The park itself has been known to have a high-level of crime and drug activity. Last summer a homeless man was stabbed and murdered in broad daylight near the location where the skatepark is planned to go in.

“This type of incident only further reinforces the need to provide a transformational centerpiece to the park that brings consistent, positive energy and users to the park.” Skaters for Eugene Skateparks Bob Chandler said in response to a KVAL reporter asking if the murder changes plans for the location of the park.

The planning team is hoping to accomplish this goal of “positive energy” by adding security cameras, vegetation removal, increased police patrols and extra lighting during the evening skating hours.

These plans have caused certain members of the Whiteaker neighborhood as well as people who assist the homeless to speculate that the skatepark is initially trying to push the homeless out.

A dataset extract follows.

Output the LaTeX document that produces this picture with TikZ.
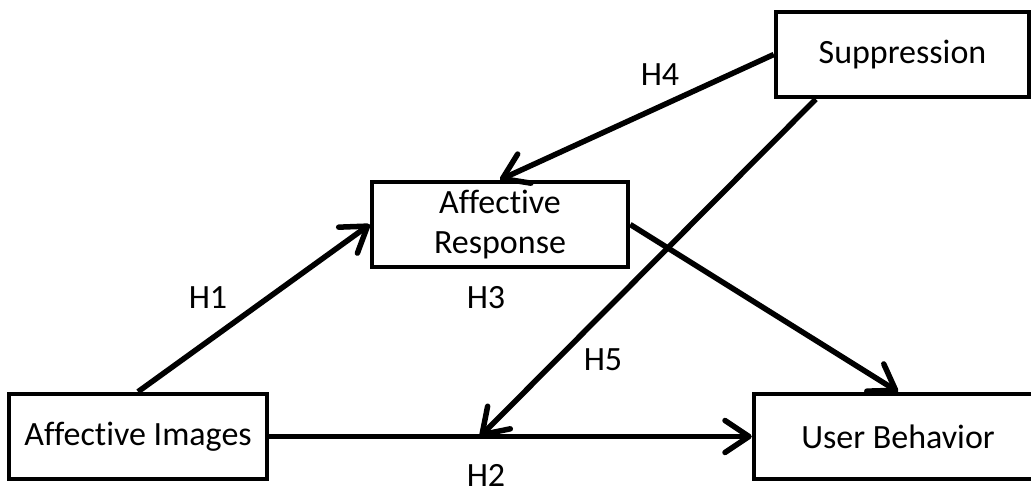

“There is concern that various elements involving the Skate Park and its Safety Strategy could make it more difficult for our homeless citizens to safely sleep there when they have no suitable alternative,” Anand Keathley of the Whiteaker Community Council (WCC) said.

If in fact the measures taken to improve the skateparks security do force the homeless out, the Whiteaker Community Council is worried that the homeless will lose a safe, weather protected place that has been used by them for a long time.

Further complicating the skatepark plans is the bathroom facilities that have a kitchen inside that is used to feed the low-income citizen of the Whiteaker neighborhood. The skatepark team is planning to renovate the bathrooms, but no plans for the kitchen are currently set.

“My biggest concern is not the skatepark, but the additional presence of the events,” said David Robertson, who runs the non-profit Free People Eugene that interacts with the homeless on a one-on-one level. “Events specifically aimed at the homeless will be affected by the presence of the park,” added Robertson.

With many members on both sides of debate unsure exactly how the skatepark will change the homeless presence inside the Washington-Jefferson Park, the only true answer will come when the skatepark is set to start construction in 2011.

“They don’t live with the next two years in mind,” said Robertson. “They’re homeless. They survive, that’s what they do.”